##### Input rows #####
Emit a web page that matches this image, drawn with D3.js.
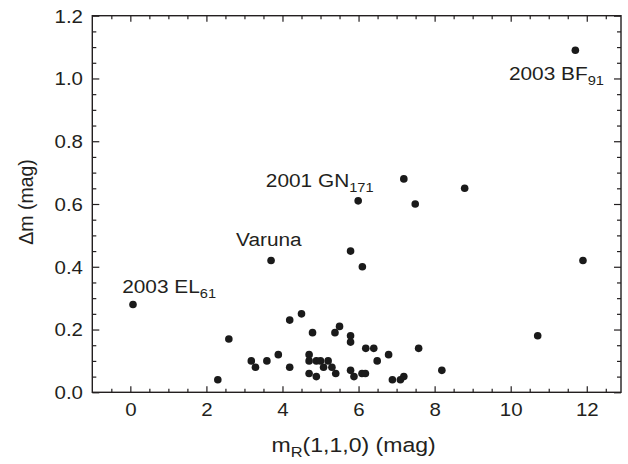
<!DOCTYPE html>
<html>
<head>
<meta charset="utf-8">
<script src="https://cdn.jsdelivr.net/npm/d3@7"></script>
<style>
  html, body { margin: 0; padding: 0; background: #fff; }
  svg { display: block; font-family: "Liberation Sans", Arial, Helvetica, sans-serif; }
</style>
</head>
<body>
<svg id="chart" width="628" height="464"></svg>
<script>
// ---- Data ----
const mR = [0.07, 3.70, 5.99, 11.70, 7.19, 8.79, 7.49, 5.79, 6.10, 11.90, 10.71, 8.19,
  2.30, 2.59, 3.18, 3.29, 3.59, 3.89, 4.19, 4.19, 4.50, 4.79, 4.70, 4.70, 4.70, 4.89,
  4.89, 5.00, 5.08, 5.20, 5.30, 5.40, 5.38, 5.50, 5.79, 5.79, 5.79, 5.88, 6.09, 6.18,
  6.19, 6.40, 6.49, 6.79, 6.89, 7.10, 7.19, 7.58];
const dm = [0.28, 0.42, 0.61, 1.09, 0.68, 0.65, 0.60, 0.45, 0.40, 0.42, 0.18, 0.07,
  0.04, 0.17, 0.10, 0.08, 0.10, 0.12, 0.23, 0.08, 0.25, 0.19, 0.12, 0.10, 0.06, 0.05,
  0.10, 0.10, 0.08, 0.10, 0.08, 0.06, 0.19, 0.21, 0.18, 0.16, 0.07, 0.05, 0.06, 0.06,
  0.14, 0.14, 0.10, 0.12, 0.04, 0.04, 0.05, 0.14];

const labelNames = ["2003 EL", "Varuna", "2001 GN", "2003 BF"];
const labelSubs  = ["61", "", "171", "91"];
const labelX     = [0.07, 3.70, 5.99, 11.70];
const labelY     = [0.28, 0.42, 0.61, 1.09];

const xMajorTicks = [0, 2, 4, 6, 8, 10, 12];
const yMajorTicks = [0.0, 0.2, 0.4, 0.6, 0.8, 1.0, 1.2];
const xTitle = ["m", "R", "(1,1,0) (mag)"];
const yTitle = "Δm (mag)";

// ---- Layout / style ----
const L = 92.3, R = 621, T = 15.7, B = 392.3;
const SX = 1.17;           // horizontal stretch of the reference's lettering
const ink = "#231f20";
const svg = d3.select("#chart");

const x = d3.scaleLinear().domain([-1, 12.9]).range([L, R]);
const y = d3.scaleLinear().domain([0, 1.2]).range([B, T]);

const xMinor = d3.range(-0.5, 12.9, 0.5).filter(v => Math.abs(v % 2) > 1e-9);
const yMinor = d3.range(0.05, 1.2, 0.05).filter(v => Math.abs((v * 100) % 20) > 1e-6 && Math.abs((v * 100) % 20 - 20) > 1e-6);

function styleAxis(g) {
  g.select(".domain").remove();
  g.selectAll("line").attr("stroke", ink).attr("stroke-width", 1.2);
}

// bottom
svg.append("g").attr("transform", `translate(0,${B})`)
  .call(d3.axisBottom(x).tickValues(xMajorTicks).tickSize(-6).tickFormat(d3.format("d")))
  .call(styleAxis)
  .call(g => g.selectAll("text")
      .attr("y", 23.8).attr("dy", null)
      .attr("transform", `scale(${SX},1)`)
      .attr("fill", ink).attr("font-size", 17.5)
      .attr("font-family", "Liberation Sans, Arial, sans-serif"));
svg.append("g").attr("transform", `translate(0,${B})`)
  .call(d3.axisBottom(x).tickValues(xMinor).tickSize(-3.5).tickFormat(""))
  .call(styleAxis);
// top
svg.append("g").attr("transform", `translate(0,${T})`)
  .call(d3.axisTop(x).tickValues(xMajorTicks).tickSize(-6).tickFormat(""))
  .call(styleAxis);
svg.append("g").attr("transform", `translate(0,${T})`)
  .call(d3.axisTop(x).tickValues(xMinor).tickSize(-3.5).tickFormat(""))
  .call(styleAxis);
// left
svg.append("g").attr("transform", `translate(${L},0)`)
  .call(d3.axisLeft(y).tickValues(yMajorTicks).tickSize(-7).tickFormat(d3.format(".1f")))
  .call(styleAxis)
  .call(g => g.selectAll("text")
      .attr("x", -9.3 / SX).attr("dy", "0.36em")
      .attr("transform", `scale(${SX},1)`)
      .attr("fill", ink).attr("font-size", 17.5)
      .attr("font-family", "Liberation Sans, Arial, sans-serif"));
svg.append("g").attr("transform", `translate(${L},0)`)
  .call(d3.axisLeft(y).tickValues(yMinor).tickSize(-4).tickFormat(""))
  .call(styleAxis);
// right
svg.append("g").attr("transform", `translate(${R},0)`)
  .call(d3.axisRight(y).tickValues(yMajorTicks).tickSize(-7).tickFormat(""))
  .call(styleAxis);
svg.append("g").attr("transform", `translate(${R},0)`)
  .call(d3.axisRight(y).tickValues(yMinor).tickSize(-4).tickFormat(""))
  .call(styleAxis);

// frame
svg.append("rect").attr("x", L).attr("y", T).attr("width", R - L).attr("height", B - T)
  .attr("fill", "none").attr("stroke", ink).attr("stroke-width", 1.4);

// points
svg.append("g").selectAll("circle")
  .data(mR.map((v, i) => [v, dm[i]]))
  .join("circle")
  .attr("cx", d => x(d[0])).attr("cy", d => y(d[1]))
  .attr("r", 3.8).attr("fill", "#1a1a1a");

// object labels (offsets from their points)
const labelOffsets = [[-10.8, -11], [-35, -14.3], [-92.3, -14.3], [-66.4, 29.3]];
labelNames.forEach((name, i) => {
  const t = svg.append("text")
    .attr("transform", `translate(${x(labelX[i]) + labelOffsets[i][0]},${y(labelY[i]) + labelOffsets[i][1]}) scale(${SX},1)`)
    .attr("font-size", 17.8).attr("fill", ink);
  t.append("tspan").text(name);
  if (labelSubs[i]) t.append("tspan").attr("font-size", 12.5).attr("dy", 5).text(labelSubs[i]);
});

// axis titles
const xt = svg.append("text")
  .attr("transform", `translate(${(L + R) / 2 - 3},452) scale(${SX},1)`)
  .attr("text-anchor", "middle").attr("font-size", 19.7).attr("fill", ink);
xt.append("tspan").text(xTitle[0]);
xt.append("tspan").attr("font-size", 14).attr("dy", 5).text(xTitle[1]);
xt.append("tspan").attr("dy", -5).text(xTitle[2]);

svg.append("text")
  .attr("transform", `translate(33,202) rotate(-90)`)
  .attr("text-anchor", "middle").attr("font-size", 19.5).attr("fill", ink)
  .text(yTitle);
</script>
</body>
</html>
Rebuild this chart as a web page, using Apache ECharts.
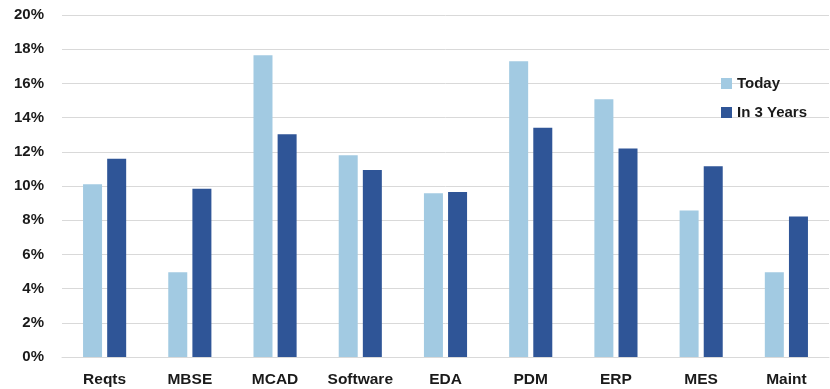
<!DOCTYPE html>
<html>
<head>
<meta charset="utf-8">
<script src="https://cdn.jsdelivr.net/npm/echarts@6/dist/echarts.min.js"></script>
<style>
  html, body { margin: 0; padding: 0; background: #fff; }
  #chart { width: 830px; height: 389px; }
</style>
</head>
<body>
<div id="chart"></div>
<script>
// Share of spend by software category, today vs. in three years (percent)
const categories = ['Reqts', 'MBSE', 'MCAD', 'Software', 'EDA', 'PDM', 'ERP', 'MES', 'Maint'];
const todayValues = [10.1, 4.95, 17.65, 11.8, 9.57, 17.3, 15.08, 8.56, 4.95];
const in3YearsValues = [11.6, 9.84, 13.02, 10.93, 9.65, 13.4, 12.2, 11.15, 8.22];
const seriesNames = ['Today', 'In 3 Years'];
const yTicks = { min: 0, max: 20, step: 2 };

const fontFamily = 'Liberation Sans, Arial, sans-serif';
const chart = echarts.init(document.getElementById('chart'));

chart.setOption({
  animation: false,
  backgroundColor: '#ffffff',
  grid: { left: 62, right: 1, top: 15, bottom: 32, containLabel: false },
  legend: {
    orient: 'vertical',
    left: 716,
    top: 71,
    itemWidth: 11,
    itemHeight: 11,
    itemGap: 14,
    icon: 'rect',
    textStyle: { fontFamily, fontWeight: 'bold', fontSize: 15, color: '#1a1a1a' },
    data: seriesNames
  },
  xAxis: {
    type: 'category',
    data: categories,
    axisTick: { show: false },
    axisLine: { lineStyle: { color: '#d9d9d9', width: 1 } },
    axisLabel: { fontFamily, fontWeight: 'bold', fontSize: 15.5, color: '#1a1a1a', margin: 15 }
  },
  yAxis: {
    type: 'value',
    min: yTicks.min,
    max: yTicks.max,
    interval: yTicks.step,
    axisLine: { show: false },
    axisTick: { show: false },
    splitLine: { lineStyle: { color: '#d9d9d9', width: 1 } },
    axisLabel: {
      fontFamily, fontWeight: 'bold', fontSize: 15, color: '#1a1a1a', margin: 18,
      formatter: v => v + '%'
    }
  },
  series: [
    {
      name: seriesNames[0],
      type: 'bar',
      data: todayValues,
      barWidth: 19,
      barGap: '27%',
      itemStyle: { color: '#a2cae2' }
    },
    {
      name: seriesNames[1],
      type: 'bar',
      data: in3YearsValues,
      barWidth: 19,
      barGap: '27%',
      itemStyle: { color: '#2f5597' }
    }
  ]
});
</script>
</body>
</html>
#####
Objective:
Starting at the first line of the records above, set down each line exactly through the one that holds "const yMinor = d3.range(0.05, 1.2, 0.05).filter(v". Omit pictures.

Response to the task:
Emit a web page that matches this image, drawn with D3.js.
<!DOCTYPE html>
<html>
<head>
<meta charset="utf-8">
<script src="https://cdn.jsdelivr.net/npm/d3@7"></script>
<style>
  html, body { margin: 0; padding: 0; background: #fff; }
  svg { display: block; font-family: "Liberation Sans", Arial, Helvetica, sans-serif; }
</style>
</head>
<body>
<svg id="chart" width="628" height="464"></svg>
<script>
// ---- Data ----
const mR = [0.07, 3.70, 5.99, 11.70, 7.19, 8.79, 7.49, 5.79, 6.10, 11.90, 10.71, 8.19,
  2.30, 2.59, 3.18, 3.29, 3.59, 3.89, 4.19, 4.19, 4.50, 4.79, 4.70, 4.70, 4.70, 4.89,
  4.89, 5.00, 5.08, 5.20, 5.30, 5.40, 5.38, 5.50, 5.79, 5.79, 5.79, 5.88, 6.09, 6.18,
  6.19, 6.40, 6.49, 6.79, 6.89, 7.10, 7.19, 7.58];
const dm = [0.28, 0.42, 0.61, 1.09, 0.68, 0.65, 0.60, 0.45, 0.40, 0.42, 0.18, 0.07,
  0.04, 0.17, 0.10, 0.08, 0.10, 0.12, 0.23, 0.08, 0.25, 0.19, 0.12, 0.10, 0.06, 0.05,
  0.10, 0.10, 0.08, 0.10, 0.08, 0.06, 0.19, 0.21, 0.18, 0.16, 0.07, 0.05, 0.06, 0.06,
  0.14, 0.14, 0.10, 0.12, 0.04, 0.04, 0.05, 0.14];

const labelNames = ["2003 EL", "Varuna", "2001 GN", "2003 BF"];
const labelSubs  = ["61", "", "171", "91"];
const labelX     = [0.07, 3.70, 5.99, 11.70];
const labelY     = [0.28, 0.42, 0.61, 1.09];

const xMajorTicks = [0, 2, 4, 6, 8, 10, 12];
const yMajorTicks = [0.0, 0.2, 0.4, 0.6, 0.8, 1.0, 1.2];
const xTitle = ["m", "R", "(1,1,0) (mag)"];
const yTitle = "Δm (mag)";

// ---- Layout / style ----
const L = 92.3, R = 621, T = 15.7, B = 392.3;
const SX = 1.17;           // horizontal stretch of the reference's lettering
const ink = "#231f20";
const svg = d3.select("#chart");

const x = d3.scaleLinear().domain([-1, 12.9]).range([L, R]);
const y = d3.scaleLinear().domain([0, 1.2]).range([B, T]);

const xMinor = d3.range(-0.5, 12.9, 0.5).filter(v => Math.abs(v % 2) > 1e-9);
const yMinor = d3.range(0.05, 1.2, 0.05).filter(v => Math.abs((v * 100) % 20) > 1e-6 && Math.abs((v * 100) % 20 - 20) > 1e-6);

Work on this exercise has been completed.